The video still above is performance footage projected onto a wall that has been studded with light bulbs. I saw this installation at the Art Gallery of Ontario in 2003. The performance is a long ritural "in response to the horrific unfolding of evidence around the serial killing of women from Vancouver's skid row." Belmore is a hard-core performer, with onstage charisma and an unsually unsettling undertone of violence. In the next shot, she takes that rose and pulls it, thorns and all, through her teeth. Another element that I really liked was when she put on a long red dress, picked up a hammer, and started forcefully nailing the dress to a back-alley telephone pole. Belmore is strong, and she knows how to wield a hammer with conviction. Once all the loose pieces of garment were nailed into the wood, Belmore proceeded to tear herself away, rending the dress and leaving it to dangle in tatters. I was impressed by the performance (which had many more elements than I am describing here) but also by the simple distracting beauty of the light bulbs shining through the video. All this to say, Canada is gonna have some kick-ass representation at the big show next summer.
Well I'm back online and catching up with the foofoorah about changes to the Canada Council's visual arts program. There are spirited threads on both Zeke's Gallery and Simpleposie with refreshingly crabby provocations by Timothy Comeau of Goodreads and refreshingly outraged response from various art-types. The discussion is polarising, which is entertaining, but of course, as Cedric Caspesyan points out, there's a loss whenever that happens. One very important thing to keep in mind is that most Canadian artists do not currently get funding from the Canada Council. There is a myth that we can float along on grants in this country, making esoteric and unpopular art that might never be shown. Some of the people who make art get government support some of the time, and a very very few of the people who make art get grants on a regular basis (but even for them there are no guarantees). In practice we are not that different from the USA, where artists whose work doesn't commodify well spend a lot of their time hustling money from private grants, bursaries, residencies, day jobs, gallery jobs, etc. The Canada Council isn't currently proposing to increase the amount of money or anything, so we are arguing about statements of principle.

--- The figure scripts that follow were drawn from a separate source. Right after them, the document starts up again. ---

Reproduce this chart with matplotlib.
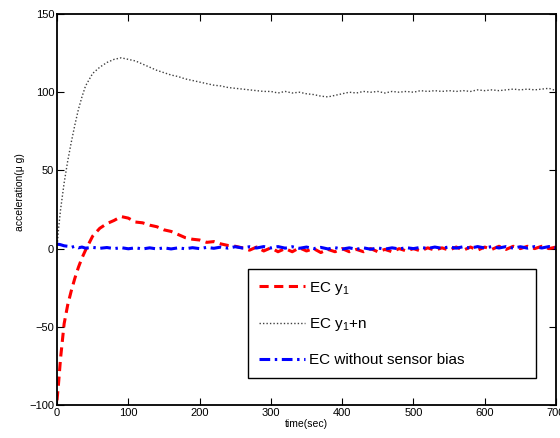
import numpy as np
import matplotlib
matplotlib.use("Agg")
import matplotlib.pyplot as plt

plt.rcParams["font.family"] = ["Liberation Sans", "DejaVu Sans"]
plt.rcParams["mathtext.fontset"] = "custom"
plt.rcParams["mathtext.rm"] = "Liberation Sans"
plt.rcParams["mathtext.it"] = "Liberation Sans"

# time axis (s): denser at the start where curves rise fast
time_sec = [0, 2, 5, 10, 15, 20, 25, 30, 35, 40] + list(range(50, 701, 10))

ec_y1 = [-97, -87, -70, -48, -36, -27, -19, -12, -6, -1,
         8, 13, 16, 18, 20.5, 19.5, 17, 16.5, 15, 14,
         12, 11, 9, 7, 6, 5.5, 4, 4.5, 3, 2,
         1.5, 0.5, -1, 1, -1.5, 0.5, -2, 0, -2, 0.5,
         -1.5, 0, -2.5, -0.5, -2, 0, -2, -0.5, -2, 0,
         -2, -0.5, -2, 0, -1.5, 0, -1.5, 0.5, -1, 0.5,
         -1, 1, -1, 1, -1, 1, -0.5, 1.5, -0.5, 1.5,
         0, 1.5, 0, 1.5, 0, 1]

ec_y1_n = [0, 12, 25, 42, 56, 68, 79, 89, 97, 104,
           112, 116, 119, 121, 122, 121, 120, 118, 116, 114,
           112.5, 111, 110, 108.5, 107.5, 106.5, 105.5, 104.5, 104, 103,
           102.5, 102, 101.5, 101, 100.5, 100.5, 99.5, 100.5, 99.5, 100,
           99, 98.5, 97.5, 97, 98, 99, 100, 99.5, 100.5, 100,
           100.5, 99.5, 100.5, 100, 100.5, 100, 101, 100.5, 101, 100.5,
           101, 100.5, 101, 100.5, 101.5, 101, 101.5, 101, 101.5, 102,
           101.5, 102, 101.5, 102, 102.5, 101]

ec_no_bias = [2.5, 2.8, 2.5, 1.8, 1.5, 0.8, 1.5, 0.5, 1.0, 0.3,
              0.8, 0.2, 0.7, 0.0, 0.6, -0.1, 0.5, -0.2, 0.5, -0.2,
              0.5, -0.2, 0.5, -0.1, 0.6, 0, 0.8, 0.2, 1.0, 0.3,
              1.2, 0.4, 1.2, 0.4, 1.3, 0.4, 1.3, 0.3, 1.2, 0.2,
              1.0, 0.0, 0.8, -0.2, 0.6, -0.3, 0.5, -0.4, 0.5, -0.4,
              0.4, -0.3, 0.5, -0.2, 0.6, 0, 0.8, 0.1, 1.0, 0.2,
              1.1, 0.3, 1.2, 0.3, 1.3, 0.4, 1.3, 0.4, 1.3, 0.3,
              1.2, 0.3, 1.3, 0.4, 1.3, 0.5]

labels = ["EC y$_1$", "EC y$_1$+n", "EC without sensor bias"]

fig = plt.figure(figsize=(5.6, 4.38), dpi=100)
ax = fig.add_axes([0.1018, 0.0753, 0.8911, 0.8927])

ax.plot(time_sec, ec_y1, color="red", linestyle=(0, (3, 1.8)), lw=2.2, label=labels[0])
ax.plot(time_sec, ec_y1_n, color="0.25", linestyle=(0, (1, 1.5)), lw=1.0, label=labels[1])
ax.plot(time_sec, ec_no_bias, color="blue", linestyle=(0, (3.5, 1.5, 0.8, 1.5)), lw=2.2,
        label=labels[2])

ax.set_xlim(0, 700)
ax.set_ylim(-100, 150)
ax.set_xticks(np.arange(0, 701, 100))
ax.set_yticks(np.arange(-100, 151, 50))
ax.tick_params(direction="in", top=True, right=True, length=5, width=0.8,
               labelsize=8, pad=2)
for sp in ax.spines.values():
    sp.set_linewidth(1.3)

ax.set_xlabel("time(sec)", fontsize=7.5, labelpad=1)
ax.set_ylabel("acceleration(\u03bc g)", fontsize=7.5)
ax.yaxis.set_label_coords(-0.064, 0.545)

# MATLAB-style legend box with wide right margin
leg = ax.legend(loc="lower left", bbox_to_anchor=(0.383, 0.069, 0.577, 0.276),
                mode="expand", fontsize=11, handlelength=3.0, handletextpad=0.3,
                labelspacing=1.3, borderpad=0.7, borderaxespad=0,
                fancybox=False, framealpha=1, edgecolor="black")
leg.get_frame().set_linewidth(1.0)

fig.savefig("out.png", dpi=100)
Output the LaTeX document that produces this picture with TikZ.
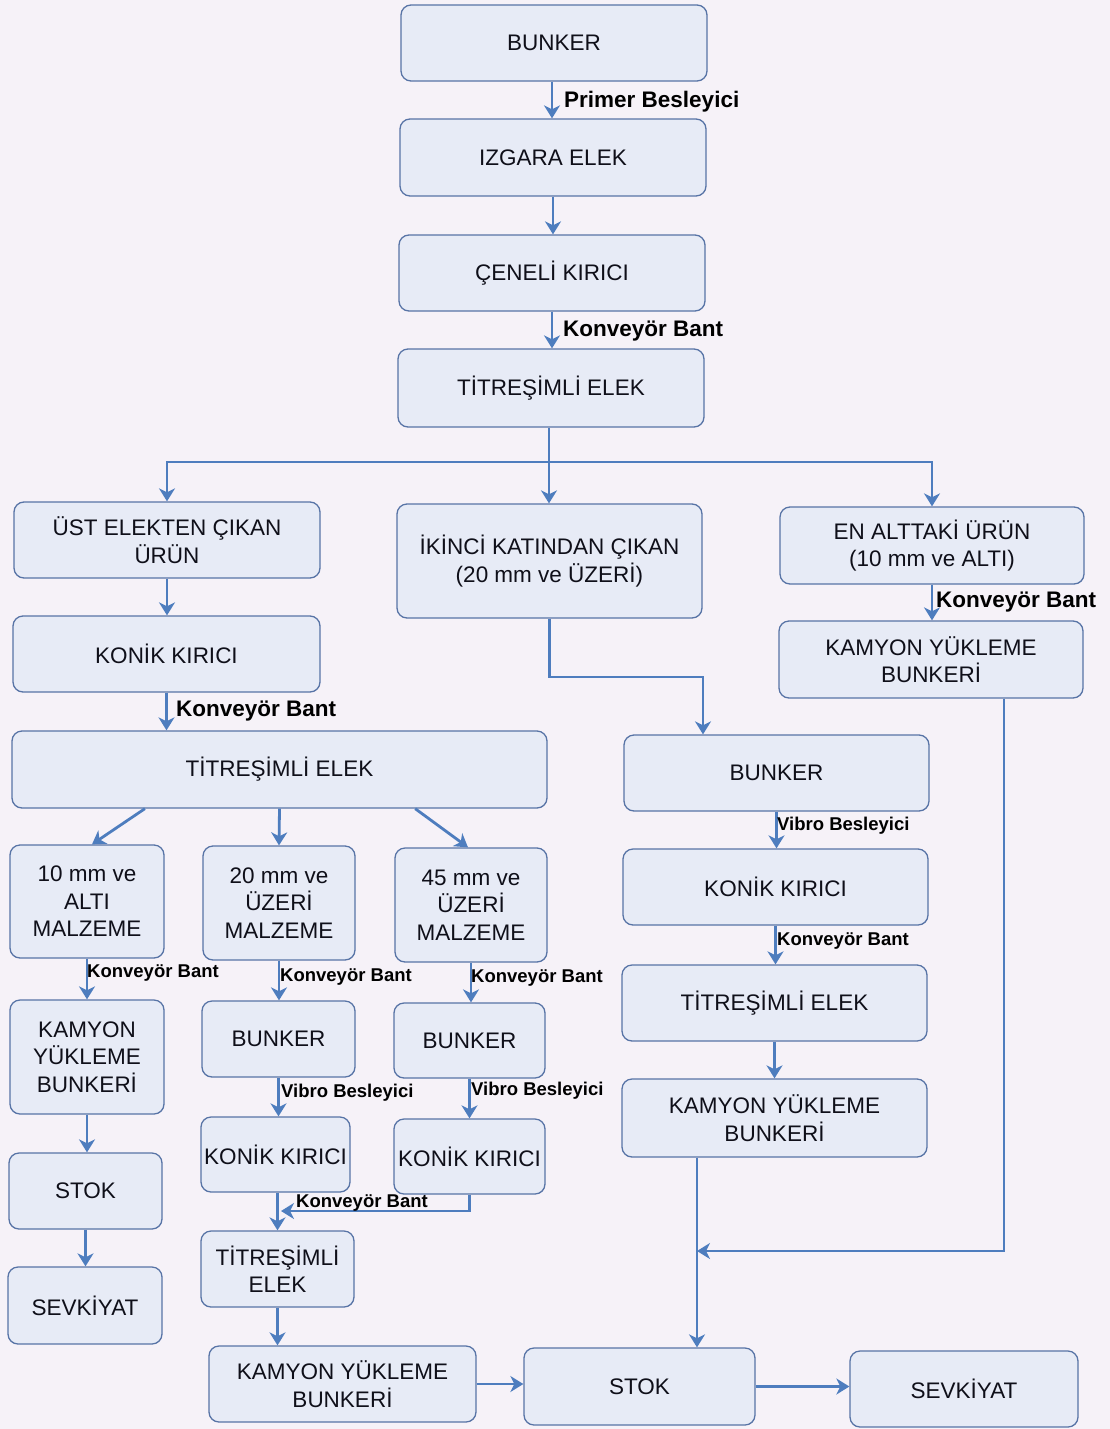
\documentclass[tikz,border=0pt]{standalone}
\usepackage{fontspec}
\setmainfont{Liberation Sans}
\usetikzlibrary{arrows.meta,calc}
\definecolor{bgc}{RGB}{246,242,248}
\definecolor{boxfill}{RGB}{231,235,246}
\definecolor{boxline}{RGB}{88,116,166}
\definecolor{arrc}{RGB}{78,125,190}
\definecolor{txt}{RGB}{15,15,25}
\tikzset{
  box/.style={draw=boxline, fill=boxfill, rounded corners=10pt, line width=1.3pt,
    align=center, inner sep=0pt, text=txt,
    font=\fontsize{22.5}{27.5}\selectfont},
  arr/.style={draw=arrc, line width=2.8pt, -{Stealth[length=13pt,width=16pt,inset=4pt]}},
  biglab/.style={anchor=west, inner sep=0pt, text=black, font=\fontsize{22.5}{27}\selectfont\bfseries},
  smalllab/.style={anchor=west, inner sep=0pt, text=black, font=\fontsize{18.5}{22}\selectfont\bfseries}
}
\begin{document}
\begin{tikzpicture}[x=1pt,y=-1pt]
\useasboundingbox (0,0) rectangle (1110,1429);
\fill[bgc] (0,0) rectangle (1110,1429);

\node[box, minimum width=306, minimum height=76] (b1) at (554,43) {BUNKER};
\node[box, minimum width=306, minimum height=77] (b2) at (553,157.5) {IZGARA ELEK};
\node[box, minimum width=306, minimum height=76] (b3) at (552,273) {ÇENELİ KIRICI};
\node[box, minimum width=306, minimum height=78] (b4) at (551,388) {TİTREŞİMLİ ELEK};
\node[box, minimum width=306, minimum height=76] (b5) at (167,540) {ÜST ELEKTEN ÇIKAN\\ÜRÜN};
\node[box, minimum width=305, minimum height=114] (b6) at (549.5,561) {İKİNCİ KATINDAN ÇIKAN\\(20 mm ve ÜZERİ)};
\node[box, minimum width=304, minimum height=77] (b7) at (932,545.5) {EN ALTTAKİ ÜRÜN\\(10 mm ve ALTI)};
\node[box, minimum width=307, minimum height=76] (b8) at (166.5,654) {KONİK KIRICI};
\node[box, minimum width=304, minimum height=77] (b9) at (931,659.5) {KAMYON YÜKLEME\\BUNKERİ};
\node[box, minimum width=535, minimum height=77] (b10) at (279.5,769.5) {TİTREŞİMLİ ELEK};
\node[box, minimum width=305, minimum height=76] (b11) at (776.5,773) {BUNKER};
\node[box, minimum width=154, minimum height=113] (b12) at (87,901.5) {10 mm ve\\ALTI\\MALZEME};
\node[box, minimum width=152, minimum height=114] (b13) at (279,903) {20 mm ve\\ÜZERİ\\MALZEME};
\node[box, minimum width=152, minimum height=114] (b14) at (471,905) {45 mm ve\\ÜZERİ\\MALZEME};
\node[box, minimum width=305, minimum height=76] (b15) at (775.5,887) {KONİK KIRICI};
\node[box, minimum width=154, minimum height=114] (b16) at (87,1057) {KAMYON\\YÜKLEME\\BUNKERİ};
\node[box, minimum width=153, minimum height=76] (b17) at (278.5,1039) {BUNKER};
\node[box, minimum width=151, minimum height=75] (b18) at (469.5,1040.5) {BUNKER};
\node[box, minimum width=305, minimum height=76] (b19) at (774.5,1003) {TİTREŞİMLİ ELEK};
\node[box, minimum width=305, minimum height=78] (b20) at (774.5,1118) {KAMYON YÜKLEME\\BUNKERİ};
\node[box, minimum width=153, minimum height=76] (b21) at (85.5,1191) {STOK};
\node[box, minimum width=149, minimum height=75] (b22) at (275.5,1154.5) {KONİK KIRICI};
\node[box, minimum width=151, minimum height=75] (b23) at (469.5,1156.5) {KONİK KIRICI};
\node[box, minimum width=153, minimum height=76] (b24) at (277.5,1269) {TİTREŞİMLİ\\ELEK};
\node[box, minimum width=154, minimum height=77] (b25) at (85,1305.5) {SEVKİYAT};
\node[box, minimum width=267, minimum height=76] (b26) at (342.5,1384) {KAMYON YÜKLEME\\BUNKERİ};
\node[box, minimum width=231, minimum height=77] (b27) at (639.5,1386.5) {STOK};
\node[box, minimum width=228, minimum height=76] (b28) at (964,1389) {SEVKİYAT};

% main column
\draw[arr] ([xshift=-2pt]b1.south) -- ([xshift=-2pt]b1.south |- b2.north);
\draw[arr] (b2.south) -- (b2.south |- b3.north);
\draw[arr] (b3.south) -- (b3.south |- b4.north);
% branch
\coordinate (j0) at (549,462);
\draw[arr] (b4.south -| j0) -- (j0 |- b6.north);
\draw[arr] (j0) -| (b5.north);
\draw[arr] (j0) -| (b7.north);
% left column
\draw[arr] (b5.south) -- (b5.south |- b8.north);
\draw[arr] (b8.south) -- (b8.south |- b10.north);
% İKİNCİ -> BUNKER
\coordinate (c1) at (703,677);
\draw[arr] (b6.south) |- (c1) -- (c1 |- b11.north);
% right column
\draw[arr] (b7.south) -- (b7.south |- b9.north);
\coordinate (c2) at (1004,1251);
\coordinate (c3) at (697,1251);
\draw[arr] (b9.south -| c2) -- (c2) -- (c3);
\draw[arr] (b20.south -| c3) -- (c3 |- b27.north);
% middle-right column
\draw[arr] (b11.south) -- (b11.south |- b15.north);
\draw[arr] (b15.south) -- (b15.south |- b19.north);
\draw[arr] (b19.south) -- (b19.south |- b20.north);
% wide screen splits
\draw[arr] ($(b10.south west)!0.249!(b10.south east)$) -- ([xshift=5pt]b12.north);
\draw[arr] ($(b10.south west)!0.5!(b10.south east)$) -- (b13.north);
\draw[arr] ($(b10.south west)!0.753!(b10.south east)$) -- ([xshift=-3pt]b14.north);
% lower columns
\draw[arr] (b12.south) -- (b12.south |- b16.north);
\draw[arr] (b13.south) -- (b13.south |- b17.north);
\draw[arr] (b14.south) -- (b14.south |- b18.north);
\draw[arr] (b16.south) -- (b16.south |- b21.north);
\draw[arr] (b21.south) -- (b21.south |- b25.north);
\draw[arr] (b17.south) -- (b17.south |- b22.north);
\draw[arr] (b18.south) -- (b18.south |- b23.north);
\draw[arr] ([xshift=2pt]b22.south) -- ([xshift=2pt]b22.south |- b24.north);
\coordinate (c4) at (281,1211);
\draw[arr] (b23.south) |- (c4);
\draw[arr] (b24.south) -- (b24.south |- b26.north);
\draw[arr] (b26.east) -- (b26.east -| b27.west);
\draw[arr] (b27.east) -- (b27.east -| b28.west);

% labels
\node[biglab] (l1) at (564,102) {Primer Besleyici};
\node[biglab] (l2) at (563,331) {Konveyör Bant};
\node[biglab] (l3) at (176,711) {Konveyör Bant};
\node[biglab] (l4) at (936,602) {Konveyör Bant};
\node[smalllab] (l5) at (777,826) {Vibro Besleyici};
\node[smalllab] (l6) at (777,941) {Konveyör Bant};
\node[smalllab] (l7) at (87,973) {Konveyör Bant};
\node[smalllab] (l8) at (280,977) {Konveyör Bant};
\node[smalllab] (l9) at (471,978) {Konveyör Bant};
\node[smalllab] (l10) at (281,1093) {Vibro Besleyici};
\node[smalllab] (l11) at (471,1091) {Vibro Besleyici};
\node[smalllab] (l12) at (296,1202.5) {Konveyör Bant};
\end{tikzpicture}
\end{document}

And in this respect the younger rabble-rouser types (and I include myself in this category, though I am not sooo young, because I will entertain doubts about the status quo) have been lucky to grow up under a government that, until now, openly states the importance of arm's length support for creation of art. Could we even pinpoint and begin to separate the explorative or experimental elements of our artistic personalities that were formed in the context of this ideal? That said, I'm glad Timothy Comeau is ranting and Zeke is stating his preference for the new, exhibition-oriented agenda, because ideals require scrutiny. If we care, we have to be able to question and change.
Comeau is dead right when he says: "It is not fair to think that the Canada Council's programs, nor our whole artworld infrastructure, as sustainable as anything else within the current system manifested by its bureaucracies." But he is wrong when he says: "In art, in luxury, in anything, it's only worth something if somebody wants it." Acquistion is only one method (and I would also pose it is restrictive) of interacting with art, but it is the only means available in the so-called "free" market place. Right now, with the Canada Council as it stands, we participate as a society in an open statement that culture has value beyond commodity. Tell me, is that not cool and worth defending?